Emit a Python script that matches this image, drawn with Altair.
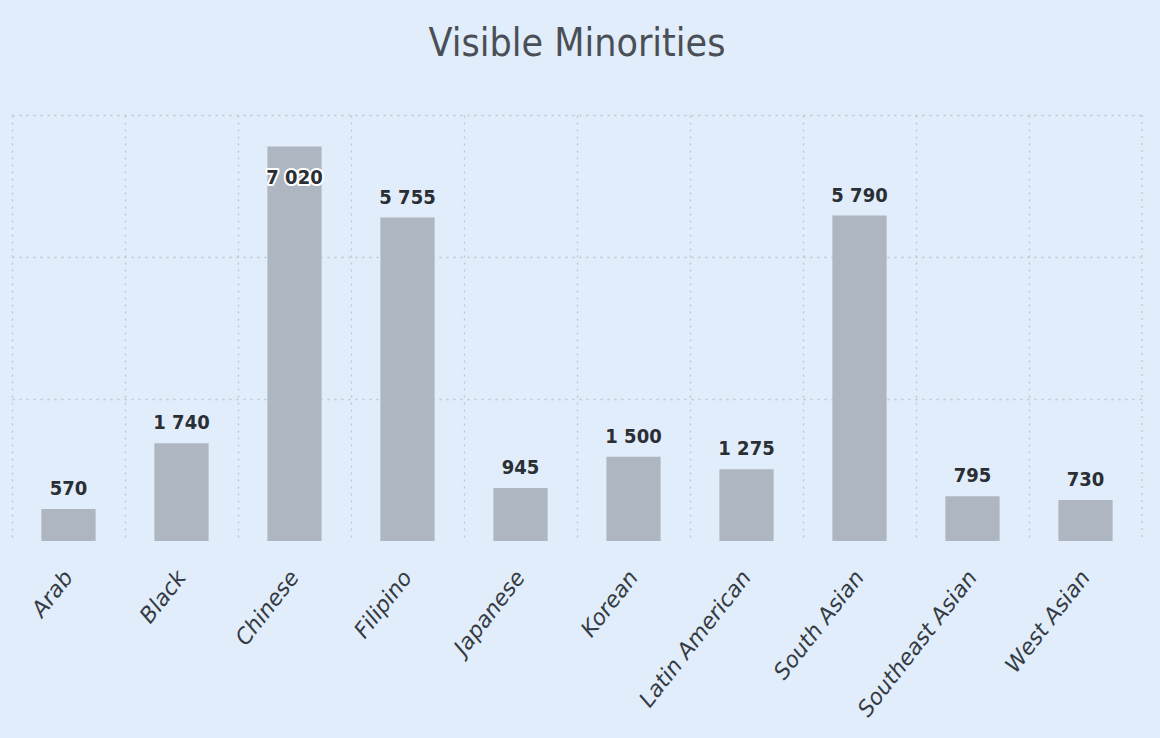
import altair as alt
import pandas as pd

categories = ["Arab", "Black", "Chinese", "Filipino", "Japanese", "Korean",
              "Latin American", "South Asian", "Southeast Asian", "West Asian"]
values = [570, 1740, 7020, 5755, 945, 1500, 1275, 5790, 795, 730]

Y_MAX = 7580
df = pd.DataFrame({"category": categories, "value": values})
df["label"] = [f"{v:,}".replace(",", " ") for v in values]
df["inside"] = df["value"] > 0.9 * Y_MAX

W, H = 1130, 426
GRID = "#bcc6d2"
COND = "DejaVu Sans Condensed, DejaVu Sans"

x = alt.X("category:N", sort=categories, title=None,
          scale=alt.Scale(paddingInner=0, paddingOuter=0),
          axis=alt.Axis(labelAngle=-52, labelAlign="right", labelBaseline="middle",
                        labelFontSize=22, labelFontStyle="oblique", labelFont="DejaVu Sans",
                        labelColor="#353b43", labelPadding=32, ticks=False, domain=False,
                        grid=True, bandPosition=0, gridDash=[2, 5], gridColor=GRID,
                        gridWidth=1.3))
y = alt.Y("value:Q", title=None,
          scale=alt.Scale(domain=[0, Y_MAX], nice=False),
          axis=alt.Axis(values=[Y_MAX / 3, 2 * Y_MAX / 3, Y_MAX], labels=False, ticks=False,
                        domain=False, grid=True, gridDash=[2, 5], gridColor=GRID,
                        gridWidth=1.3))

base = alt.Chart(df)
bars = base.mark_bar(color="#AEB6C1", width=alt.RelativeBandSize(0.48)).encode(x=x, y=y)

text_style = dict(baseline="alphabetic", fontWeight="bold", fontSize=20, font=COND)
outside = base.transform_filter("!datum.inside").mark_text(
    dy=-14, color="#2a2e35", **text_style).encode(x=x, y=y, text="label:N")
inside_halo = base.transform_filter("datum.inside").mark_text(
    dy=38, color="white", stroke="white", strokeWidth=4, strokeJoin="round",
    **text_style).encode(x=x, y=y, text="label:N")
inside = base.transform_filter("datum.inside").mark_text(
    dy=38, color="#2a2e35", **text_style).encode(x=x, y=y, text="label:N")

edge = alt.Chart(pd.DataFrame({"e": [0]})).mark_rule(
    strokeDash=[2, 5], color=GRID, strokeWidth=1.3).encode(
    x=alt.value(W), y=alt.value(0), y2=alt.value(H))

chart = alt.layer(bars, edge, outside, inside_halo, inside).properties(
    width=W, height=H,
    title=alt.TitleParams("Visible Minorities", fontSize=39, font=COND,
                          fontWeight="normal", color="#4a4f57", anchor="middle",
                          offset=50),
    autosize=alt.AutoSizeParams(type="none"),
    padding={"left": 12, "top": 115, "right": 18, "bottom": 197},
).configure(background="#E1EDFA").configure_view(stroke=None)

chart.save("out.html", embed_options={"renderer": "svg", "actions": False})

════

EXERCISE GOAL: Your task is to repeat the material above exactly, without its pictures.

WRITTEN ANSWER:
Emit a Python script that matches this image, drawn with Altair.
import altair as alt
import pandas as pd

categories = ["Arab", "Black", "Chinese", "Filipino", "Japanese", "Korean",
              "Latin American", "South Asian", "Southeast Asian", "West Asian"]
values = [570, 1740, 7020, 5755, 945, 1500, 1275, 5790, 795, 730]

Y_MAX = 7580
df = pd.DataFrame({"category": categories, "value": values})
df["label"] = [f"{v:,}".replace(",", " ") for v in values]
df["inside"] = df["value"] > 0.9 * Y_MAX

W, H = 1130, 426
GRID = "#bcc6d2"
COND = "DejaVu Sans Condensed, DejaVu Sans"

x = alt.X("category:N", sort=categories, title=None,
          scale=alt.Scale(paddingInner=0, paddingOuter=0),
          axis=alt.Axis(labelAngle=-52, labelAlign="right", labelBaseline="middle",
                        labelFontSize=22, labelFontStyle="oblique", labelFont="DejaVu Sans",
                        labelColor="#353b43", labelPadding=32, ticks=False, domain=False,
                        grid=True, bandPosition=0, gridDash=[2, 5], gridColor=GRID,
                        gridWidth=1.3))
y = alt.Y("value:Q", title=None,
          scale=alt.Scale(domain=[0, Y_MAX], nice=False),
          axis=alt.Axis(values=[Y_MAX / 3, 2 * Y_MAX / 3, Y_MAX], labels=False, ticks=False,
                        domain=False, grid=True, gridDash=[2, 5], gridColor=GRID,
                        gridWidth=1.3))

base = alt.Chart(df)
bars = base.mark_bar(color="#AEB6C1", width=alt.RelativeBandSize(0.48)).encode(x=x, y=y)

text_style = dict(baseline="alphabetic", fontWeight="bold", fontSize=20, font=COND)
outside = base.transform_filter("!datum.inside").mark_text(
    dy=-14, color="#2a2e35", **text_style).encode(x=x, y=y, text="label:N")
inside_halo = base.transform_filter("datum.inside").mark_text(
    dy=38, color="white", stroke="white", strokeWidth=4, strokeJoin="round",
    **text_style).encode(x=x, y=y, text="label:N")
inside = base.transform_filter("datum.inside").mark_text(
    dy=38, color="#2a2e35", **text_style).encode(x=x, y=y, text="label:N")

edge = alt.Chart(pd.DataFrame({"e": [0]})).mark_rule(
    strokeDash=[2, 5], color=GRID, strokeWidth=1.3).encode(
    x=alt.value(W), y=alt.value(0), y2=alt.value(H))

chart = alt.layer(bars, edge, outside, inside_halo, inside).properties(
    width=W, height=H,
    title=alt.TitleParams("Visible Minorities", fontSize=39, font=COND,
                          fontWeight="normal", color="#4a4f57", anchor="middle",
                          offset=50),
    autosize=alt.AutoSizeParams(type="none"),
    padding={"left": 12, "top": 115, "right": 18, "bottom": 197},
).configure(background="#E1EDFA").configure_view(stroke=None)

chart.save("out.html", embed_options={"renderer": "svg", "actions": False})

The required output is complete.